I found the G4 Pro finger mouse pad was not all that great to the touch with the ginger, at first it was me, then when I got use to the way it wanted to be touched the responce could have been better, then I was realizing the system was busy and it was not moving because of that.

Then I was seeing the G4 Pro finger pad was not all that great, because the other laptops were so much more responsive to the touch of the finger, no stall time because of system being busy, it was like the Intel/AMD never needed to pause.


----------



## joeeye (Apr 5, 2005)

Ralck said:


> A couple things I don't think were mentioned:
> Bluetooth is a wireless system designed for short-range things. It's range is only about 10-15 feet though, so trying to use it for wireless internet is not a good option. It is used, as others have said, for connecting devices: a bluetooth mouse so you can carry that around easier and not worry about as many cords.
> 
> Standard wireless (A/B/G/Pre-N/etc) is meant for longer range (I think about 300 feet is the standard range without a cantenna), and is generally designed for wireless internet and network usage. Apple's Airport is simply what they call their wireless- it uses the same standards as any other wireless device.
> ...


My cordless house phone is 5.8 Uniden, I'm so surprised that its not as good as my other phones, my last 2.4Ghz and my older 900Mhz that were so good to use all over and around the house, my 900Mhz worked great, I was able to drive down the street 6 houses, and just as I turned the curve it would go out.
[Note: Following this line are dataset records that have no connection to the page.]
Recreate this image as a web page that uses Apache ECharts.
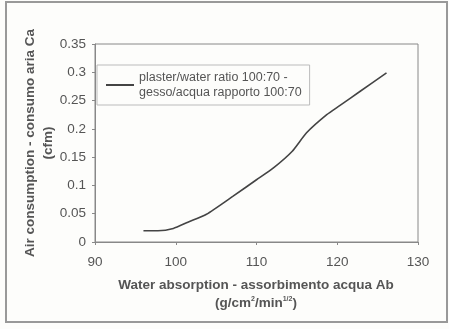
<!DOCTYPE html>
<html><head><meta charset="utf-8">
<script src="https://cdn.jsdelivr.net/npm/echarts@6/dist/echarts.min.js"></script>
<style>html,body{margin:0;padding:0;background:#fdfdfb;}#c{width:449px;height:329px;}</style>
</head><body><div id="c"></div>
<script>
const xValues = [96, 97.8, 99.7, 101.5, 103.8, 107.1, 110.0, 112.1, 114.4, 116.2, 118.7, 120.3, 122.8, 126.1];
const yValues = [0.02, 0.02, 0.024, 0.035, 0.049, 0.081, 0.110, 0.131, 0.160, 0.193, 0.225, 0.241, 0.266, 0.299];
const seriesName = 'plaster/water ratio 100:70 -\ngesso/acqua rapporto 100:70';
const xTitle = 'Water absorption - assorbimento acqua Ab';
const yTitle = 'Air consumption - consumo aria Ca\n(cfm)';

const chart = echarts.init(document.getElementById('c'));
const txt = '#555';
const F = 'Liberation Sans, Arial, sans-serif';
chart.setOption({
  backgroundColor: '#fdfdfb',
  animation: false,
  textStyle: {fontFamily: F},
  graphic: [
    {type: 'rect', shape: {x: 6, y: 2, width: 441, height: 320}, style: {fill: 'none', stroke: '#999', lineWidth: 2}},
    {type: 'text', x: 256, y: 285, style: {
      text: xTitle, align: 'center', verticalAlign: 'middle',
      fontSize: 13.5, fontWeight: 'bold', fill: txt, fontFamily: F
    }},
    {type: 'text', x: 256, y: 303, style: {
      text: '{b|(g/cm}{s|2}{b|/min}{s|1/2}{b|)}', align: 'center', verticalAlign: 'middle',
      rich: {
        b: {fontSize: 13.5, fontWeight: 'bold', fill: txt, fontFamily: F},
        s: {fontSize: 7, fontWeight: 'bold', fill: txt, verticalAlign: 'top', padding: [0,0,7,0], fontFamily: F}
      }
    }}
  ],
  grid: {left: 95, right: 31, top: 44, bottom: 87, show: true, borderColor: '#888', borderWidth: 1},
  legend: {
    show: true, left: 97, top: 65, orient: 'vertical',
    backgroundColor: '#fdfdfb', borderColor: '#bbb', borderWidth: 1, padding: [5, 8, 5, 9],
    itemWidth: 28, itemHeight: 2, itemGap: 0,
    icon: 'rect',
    textStyle: {color: txt, fontSize: 12.5, lineHeight: 15},
    data: [{name: seriesName}]
  },
  xAxis: {
    type: 'value', min: 90, max: 130, interval: 10,
    axisLine: {lineStyle: {color: '#888'}},
    axisTick: {show: true, length: 3, lineStyle: {color: '#888'}},
    axisLabel: {color: txt, fontSize: 13.5, margin: 13},
    splitLine: {show: false}
  },
  yAxis: {
    type: 'value', min: 0, max: 0.35, interval: 0.05,
    name: yTitle, nameLocation: 'middle', nameGap: 38, nameRotate: 90, nameMoveOverlap: false,
    nameTextStyle: {color: txt, fontSize: 13.5, fontWeight: 'bold', lineHeight: 18, align: 'center'},
    axisLine: {show: true, lineStyle: {color: '#888'}},
    axisTick: {show: true, length: 3, lineStyle: {color: '#888'}},
    axisLabel: {color: txt, fontSize: 13.5, margin: 9, formatter: v => String(+v.toFixed(2))},
    splitLine: {show: false}
  },
  series: [{
    name: seriesName, type: 'line', smooth: 0.2, showSymbol: false,
    lineStyle: {color: '#444', width: 1.6}, itemStyle: {color: '#444'},
    data: xValues.map((x, i) => [x, yValues[i]])
  }]
});
</script></body></html>
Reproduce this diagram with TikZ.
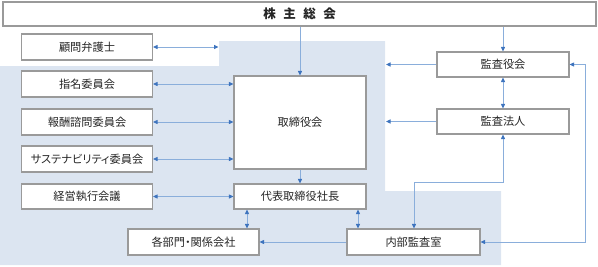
\documentclass[tikz,border=0pt]{standalone}
\usepackage{fontspec}
\setmainfont{Noto Sans CJK JP}[RawFeature=+palt]
\usetikzlibrary{arrows.meta}
\definecolor{bgblue}{HTML}{DCE5F1}
\definecolor{boxline}{HTML}{9A9A9A}
\definecolor{lineblue}{HTML}{8AAEDB}
\definecolor{tipblue}{HTML}{3E74BE}
\definecolor{txt}{HTML}{262626}
\tikzset{
  box/.style={draw=boxline, line width=1.1pt, fill=white, rectangle, inner sep=0pt,
    minimum width=131pt, minimum height=26pt, text=txt, font=\fontsize{11.2}{13}\selectfont},
  conn/.style={draw=lineblue, line width=0.9pt},
  tipA/.tip={Triangle[length=4.5pt,width=4pt,color=tipblue]},
  one/.style={conn, -tipA},
  two/.style={conn, tipA-tipA},
}
\begin{document}
\begin{tikzpicture}[x=1pt,y=-1pt]
\useasboundingbox (0,0) rectangle (598,266);
\fill[bgblue] (0,66) -- (219,66) -- (219,41) -- (385,41) -- (385,191) -- (501,191) -- (501,265) -- (0,265) -- cycle;

\node[box, minimum width=593pt, minimum height=24pt, font=\fontsize{12.5}{14}\selectfont\bfseries] (top) at (299.5,14) {株\hspace{7.5pt}主\hspace{7.5pt}総\hspace{7.5pt}会};

\node[box] (komon) at (87,47) {顧問弁護士};
\node[box] (shimei) at (87,84) {指名委員会};
\node[box] (hoshu) at (87,122) {報酬諮問委員会};
\node[box] (sus) at (87,159) {サステナビリティ委員会};
\node[box, minimum height=25pt] (keiei) at (87,196.5) {経営執行会議};
\node[box] (kakubu) at (193.5,242) {各部門・関係会社};

\node[box, minimum width=132pt, minimum height=93pt] (tori) at (300,122.5) {取締役会};
\node[box, minimum width=132pt, minimum height=25pt] (daihyo) at (300,196.5) {代表取締役社長};
\node[box, minimum width=133pt] (naibu) at (413.5,242) {内部監査室};

\node[box, minimum width=132pt, minimum height=25pt] (kansayaku) at (503,64.5) {監査役会};
\node[box, minimum width=132pt, minimum height=25pt] (hojin) at (503,121.5) {監査法人};

\coordinate (kb) at (218.5,47);
\coordinate (ky) at (386,64.5);
\coordinate (kh) at (386,121.5);
\coordinate (c1) at (503,182);
\coordinate (c2) at (414,182);
\coordinate (c3) at (585,64.5);
\coordinate (c4) at (585,242);

\draw[one] (tori.north |- top.south) -- (tori.north);
\draw[one] (kansayaku.north |- top.south) -- (kansayaku.north);
\draw[two] (komon.east) -- (kb);
\draw[two] (shimei.east) -- (tori.west |- shimei.east);
\draw[two] (hoshu.east) -- (tori.west |- hoshu.east);
\draw[two] (sus.east) -- (tori.west |- sus.east);
\draw[two] (keiei.east) -- (daihyo.west);
\draw[one] (tori.south) -- (daihyo.north);
\draw[two] (247,0 |- daihyo.south) -- (247,0 |- kakubu.north);
\draw[two] (358,0 |- daihyo.south) -- (358,0 |- naibu.north);
\draw[one] (naibu.west) -- (kakubu.east);
\draw[one] (kansayaku.west) -- (ky);
\draw[one] (hojin.west) -- (kh);
\draw[two] (kansayaku.south) -- (hojin.north);
\draw[two] (hojin.south) -- (c1) -- (c2) -- (c2 |- naibu.north);
\draw[two] (kansayaku.east) -- (c3) -- (c4) -- (naibu.east);
\end{tikzpicture}
\end{document}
This peice of crap I have now was sold at Home Depot, that should of thrown up a red flag, never again I'll buy with out reading reviews, I don't know if its the base design, or what, but this Uniden 5.8HGz is crap!!!! I might as well have a wired phone rather than paying the 100.00 this double reciever hand set cost.


----------



## laboye (Apr 11, 2006)

Higher frequencies result in shorter ranger. That's why the military still uses ULF (ultra low frequency). It has a rediculous range....

I suggest going for an IBM based machine over Apple. That is if you want a shred of compatibility...


----------



## joeeye (Apr 5, 2005)

laboye said:


> Higher frequencies result in shorter ranger. That's why the military still uses ULF (ultra low frequency). It has a rediculous range....
> 
> I suggest going for an IBM based machine over Apple. That is if you want a shred of compatibility...


Geeeze!!!! I wish I knew 5.8 is that shorter range, dam!!!! thats it, I'm not buying another item with out going on the forum first to post to find out all about it.

Yeah, I keep forgetting about compatibility!!! I do have a very low bid on a Apple laptop that was made just before the G4's came out, so it should be respectable. I want it more for when I go on vacation for emails, I figure for 175.00 it won't kill me, its not all that much of a unit for speed so I won't load anything on it.

thank you very much for the bit of info, I really appreciate it!! Joe


----------



## laboye (Apr 11, 2006)

No problem, Joe... I've always stuck with the 900MHz phones. They're cheaper, too...


----------



## joeeye (Apr 5, 2005)

laboye said:


> No problem, Joe... I've always stuck with the 900MHz phones. They're cheaper, too...



I have to keep more of an open mind now when buying new products being cautious when updates come out like the 5.8 MHz cordless phone, the 5.8 MHz is not even better than the 900 MHZ in the short range too inside my house. What was the manufacturer/designer thinking? (like I don't know, lol)


----------



## ebackhus (Apr 21, 2005)

I have 2.4Ghz phones in my place and all of my wireless hardware plays nicely. Many phone makers now certify that they have "wi-fi friendly" devices designed NOT to interfere with 802.11a/b/g networks or any other device that's on the 2.4Ghz spectrum.


----------